Proses penertiban akhirnya tertunda hingga sore hari akibat mediasi yang berjalan alot dan munculnya kecurigaan warga terhadap kepentingan di balik pembukaan akses jalan itu.

Ketua RW 12, Yusuf Toyip, menjadi salah satu warga yang paling vokal menolak pembongkaran. Ia mempertanyakan dasar keputusan Pemkot yang tiba-tiba menyatakan tembok dan area tersebut sebagai jalan umum.

“Dinding ini sudah berdiri 40 tahun. Dibangun oleh developer Waskita Karya, bukan kami. Kami hanya menjaga. Tiba-tiba karena ada developer baru butuh akses, dinding akan dirobohkan,” tegas Yusuf.

Menurutnya, proses perencanaan proyek pun sarat kejanggalan. Ia mengungkapkan adanya nama salah satu pejabat Dinas PUPR yang disebut menyetujui site plan tanpa adanya sosialisasi kepada warga.

“Ada developer baru mengajukan izin membuka akses. Saudara Fahim Faisol diminta sosialisasi ke kami, tapi dia tidak pernah hadir. AMDAL, Amdalalin, dokumen kelengkapan tidak ada, tidak disampaikan. Tapi izin jalan tetap keluar,” ujarnya.

Yusuf menilai Pemkot bertindak sepihak dan mengabaikan hak warga untuk memperoleh informasi serta perlindungan lingkungan.

“Pemkot langsung menetapkan ini jalan umum tanpa koordinasi. Lalu Satpol PP mengirim tiga surat peringatan agar kami membongkar dinding secara mandiri. Salah kami apa? Kami bayar pajak, kami taat aturan,” imbuhnya.

Ia juga menyinggung minimnya respons dari Wali Kota Malang.

“Kami sudah menulis ke Wali Kota, tapi tidak ada jawaban. Kami seperti berhadapan dengan tembok yang lebih tinggi dari pagar ini,” sindirnya.

Sementara itu, Kepala Satpol PP Kota Malang, Heru Mulyono, menegaskan bahwa tindakan pembongkaran dilakukan berdasarkan surat tugas resmi dan telah melalui tiga kali surat peringatan.

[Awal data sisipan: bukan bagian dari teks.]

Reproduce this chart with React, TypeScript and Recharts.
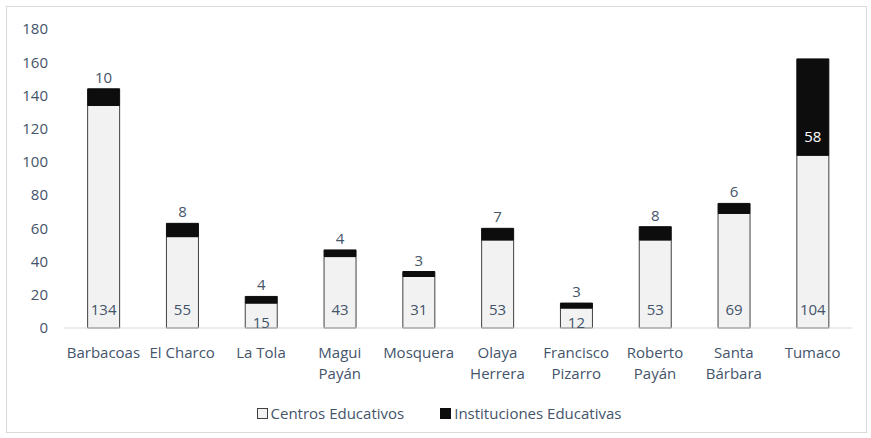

Namun, pernyataan tersebut tidak meredakan kecurigaan publik. Alih-alih menunjukkan upaya dialog, langkah Pemkot dinilai justru semakin mempertegas dugaan bahwa proyek ini lebih mengutamakan kepentingan pengembang daripada masyarakat.

Hingga pukul 14.30 WIB, proses pembongkaran dibatalkan karena warga terus bertahan di lokasi. Mediasi pun dilakukan untuk mencegah bentrokan, dan akhirnya tim eksekusi memilih menarik diri.

Dalam keterangannya, Heru menegaskan bahwa langkah mundur dilakukan demi menjaga kondusivitas.

“Tidak ada yang kalah atau menang. Kami hanya menghindari emosi warga. Mereka menggugat, kami juga akan menggugat,” jelasnya.

Warga berharap Pemkot membuka seluruh data, dokumen izin, dan kajian lingkungan secara transparan sebelum memaksakan proyek berjalan.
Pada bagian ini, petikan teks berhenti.